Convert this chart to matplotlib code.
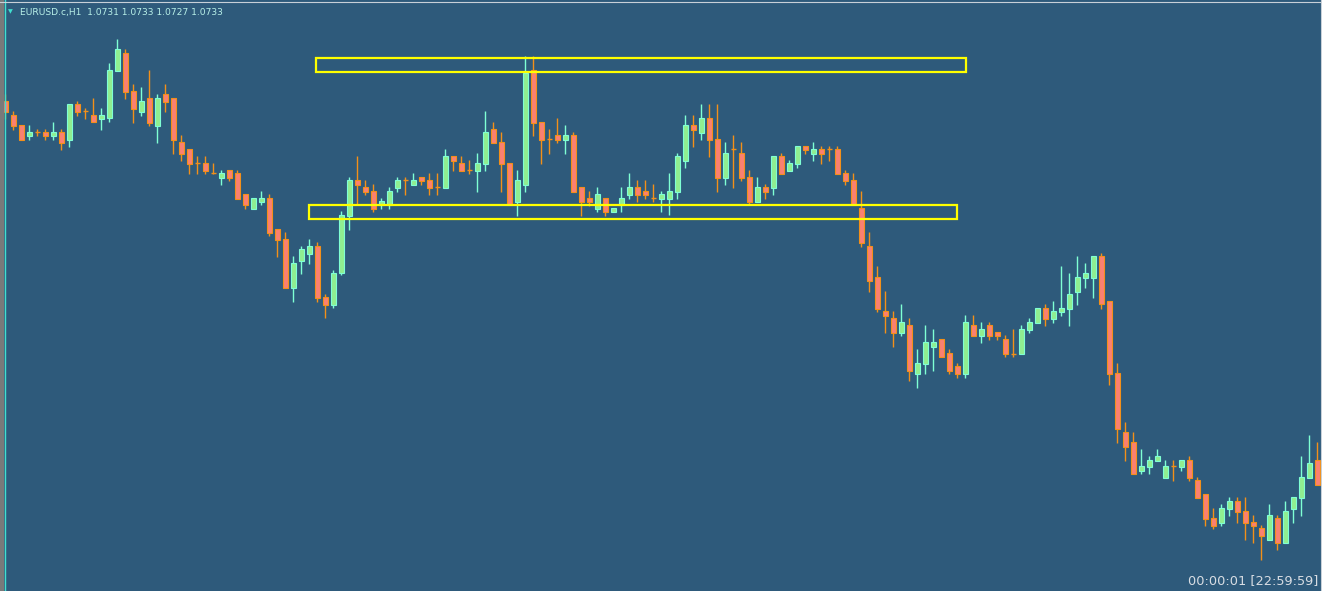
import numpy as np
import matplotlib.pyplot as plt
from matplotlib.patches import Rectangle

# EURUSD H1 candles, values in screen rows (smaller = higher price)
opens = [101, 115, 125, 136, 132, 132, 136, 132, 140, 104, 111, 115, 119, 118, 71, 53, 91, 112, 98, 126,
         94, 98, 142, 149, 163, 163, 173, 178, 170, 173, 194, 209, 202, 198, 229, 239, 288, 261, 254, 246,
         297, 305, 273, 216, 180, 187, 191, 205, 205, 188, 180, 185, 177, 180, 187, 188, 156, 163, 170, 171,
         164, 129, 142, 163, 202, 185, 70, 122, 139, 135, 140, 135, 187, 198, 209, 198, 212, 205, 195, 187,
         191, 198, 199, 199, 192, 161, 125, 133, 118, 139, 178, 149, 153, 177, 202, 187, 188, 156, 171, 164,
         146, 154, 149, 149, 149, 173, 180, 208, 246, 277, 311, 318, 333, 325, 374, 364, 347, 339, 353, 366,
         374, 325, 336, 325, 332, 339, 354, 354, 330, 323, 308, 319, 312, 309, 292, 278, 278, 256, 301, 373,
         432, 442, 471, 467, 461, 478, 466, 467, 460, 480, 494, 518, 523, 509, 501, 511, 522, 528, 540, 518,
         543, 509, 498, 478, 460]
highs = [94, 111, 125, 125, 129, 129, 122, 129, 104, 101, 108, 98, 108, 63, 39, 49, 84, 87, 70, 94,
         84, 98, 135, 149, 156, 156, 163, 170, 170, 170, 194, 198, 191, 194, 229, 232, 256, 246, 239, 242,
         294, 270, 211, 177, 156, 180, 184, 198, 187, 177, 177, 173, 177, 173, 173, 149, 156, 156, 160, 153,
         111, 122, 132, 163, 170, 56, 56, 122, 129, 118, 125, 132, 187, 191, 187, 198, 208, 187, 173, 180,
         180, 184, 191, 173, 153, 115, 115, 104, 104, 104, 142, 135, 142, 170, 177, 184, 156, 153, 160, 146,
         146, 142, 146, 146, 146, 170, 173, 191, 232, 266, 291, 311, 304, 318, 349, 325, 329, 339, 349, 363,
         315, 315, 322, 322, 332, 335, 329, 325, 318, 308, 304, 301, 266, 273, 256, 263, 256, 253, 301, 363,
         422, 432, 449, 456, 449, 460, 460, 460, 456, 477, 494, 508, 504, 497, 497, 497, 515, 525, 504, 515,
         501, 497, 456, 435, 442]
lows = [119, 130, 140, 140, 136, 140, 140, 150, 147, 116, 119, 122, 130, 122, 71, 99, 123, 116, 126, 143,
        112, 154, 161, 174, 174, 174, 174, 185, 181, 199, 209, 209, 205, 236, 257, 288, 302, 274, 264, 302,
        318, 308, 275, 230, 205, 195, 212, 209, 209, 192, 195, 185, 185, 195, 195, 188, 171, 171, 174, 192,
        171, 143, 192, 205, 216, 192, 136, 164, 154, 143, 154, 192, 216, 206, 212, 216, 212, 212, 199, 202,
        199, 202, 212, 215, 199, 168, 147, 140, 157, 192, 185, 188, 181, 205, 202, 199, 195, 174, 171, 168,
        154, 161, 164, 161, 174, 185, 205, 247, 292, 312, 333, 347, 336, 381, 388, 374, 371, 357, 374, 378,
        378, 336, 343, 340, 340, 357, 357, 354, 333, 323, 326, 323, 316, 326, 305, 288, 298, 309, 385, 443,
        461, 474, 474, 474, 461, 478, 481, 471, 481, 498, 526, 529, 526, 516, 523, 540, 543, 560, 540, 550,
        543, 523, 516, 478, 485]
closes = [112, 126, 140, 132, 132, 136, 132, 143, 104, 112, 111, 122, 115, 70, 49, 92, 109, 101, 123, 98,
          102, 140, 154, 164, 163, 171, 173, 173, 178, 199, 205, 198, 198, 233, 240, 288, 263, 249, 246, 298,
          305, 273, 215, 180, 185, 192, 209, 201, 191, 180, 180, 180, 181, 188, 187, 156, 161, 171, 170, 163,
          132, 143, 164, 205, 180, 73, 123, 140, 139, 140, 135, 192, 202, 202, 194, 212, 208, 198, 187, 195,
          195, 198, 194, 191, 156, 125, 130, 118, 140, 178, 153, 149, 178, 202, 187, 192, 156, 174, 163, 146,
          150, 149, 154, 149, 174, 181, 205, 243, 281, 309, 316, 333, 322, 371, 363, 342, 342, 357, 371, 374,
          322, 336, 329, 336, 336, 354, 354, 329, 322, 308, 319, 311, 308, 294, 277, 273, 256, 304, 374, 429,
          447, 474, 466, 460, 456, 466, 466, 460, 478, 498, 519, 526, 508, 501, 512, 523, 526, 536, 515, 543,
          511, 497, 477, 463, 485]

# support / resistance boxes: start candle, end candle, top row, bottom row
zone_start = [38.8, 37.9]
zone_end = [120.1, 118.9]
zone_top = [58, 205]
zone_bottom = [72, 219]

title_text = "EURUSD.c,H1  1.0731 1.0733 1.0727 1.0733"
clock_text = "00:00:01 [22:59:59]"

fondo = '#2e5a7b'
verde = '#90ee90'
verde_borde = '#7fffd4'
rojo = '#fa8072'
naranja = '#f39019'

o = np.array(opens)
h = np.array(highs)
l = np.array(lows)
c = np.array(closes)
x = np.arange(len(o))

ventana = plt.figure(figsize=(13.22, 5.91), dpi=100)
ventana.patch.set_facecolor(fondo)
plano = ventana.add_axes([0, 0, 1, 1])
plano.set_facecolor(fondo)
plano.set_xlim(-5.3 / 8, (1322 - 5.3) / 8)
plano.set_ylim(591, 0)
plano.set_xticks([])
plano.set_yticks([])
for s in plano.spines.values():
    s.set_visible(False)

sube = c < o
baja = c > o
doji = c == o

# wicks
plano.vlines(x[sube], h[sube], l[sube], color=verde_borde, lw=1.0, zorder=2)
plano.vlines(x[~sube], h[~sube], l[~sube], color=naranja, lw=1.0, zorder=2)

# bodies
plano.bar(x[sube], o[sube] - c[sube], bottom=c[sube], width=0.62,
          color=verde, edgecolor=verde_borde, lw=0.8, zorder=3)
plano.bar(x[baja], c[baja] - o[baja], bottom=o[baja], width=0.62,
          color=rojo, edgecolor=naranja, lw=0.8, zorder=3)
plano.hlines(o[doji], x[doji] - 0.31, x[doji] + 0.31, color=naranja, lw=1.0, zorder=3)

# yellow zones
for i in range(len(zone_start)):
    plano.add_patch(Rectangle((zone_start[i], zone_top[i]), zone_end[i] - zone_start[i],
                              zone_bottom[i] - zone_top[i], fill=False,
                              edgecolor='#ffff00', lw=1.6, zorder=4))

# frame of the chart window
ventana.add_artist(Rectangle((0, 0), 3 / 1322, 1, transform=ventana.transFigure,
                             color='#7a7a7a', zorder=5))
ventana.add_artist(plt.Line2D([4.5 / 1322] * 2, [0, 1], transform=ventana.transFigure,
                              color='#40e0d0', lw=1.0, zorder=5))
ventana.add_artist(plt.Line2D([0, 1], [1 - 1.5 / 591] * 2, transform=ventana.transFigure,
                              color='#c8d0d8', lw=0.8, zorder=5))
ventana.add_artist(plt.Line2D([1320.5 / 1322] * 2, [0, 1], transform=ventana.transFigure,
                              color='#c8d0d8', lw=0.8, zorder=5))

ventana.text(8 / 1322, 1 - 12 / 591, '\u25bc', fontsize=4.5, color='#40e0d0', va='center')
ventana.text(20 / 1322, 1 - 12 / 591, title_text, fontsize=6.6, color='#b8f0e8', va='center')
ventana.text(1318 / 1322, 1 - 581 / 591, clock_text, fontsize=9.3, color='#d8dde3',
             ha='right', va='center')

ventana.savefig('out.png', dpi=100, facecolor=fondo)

........

● **WHAT YOU NEED TO DO**
Copy every line in the listing above where the string "matplotlib" turns up.

● **RESULT**
Convert this chart to matplotlib code.
import matplotlib.pyplot as plt
from matplotlib.patches import Rectangle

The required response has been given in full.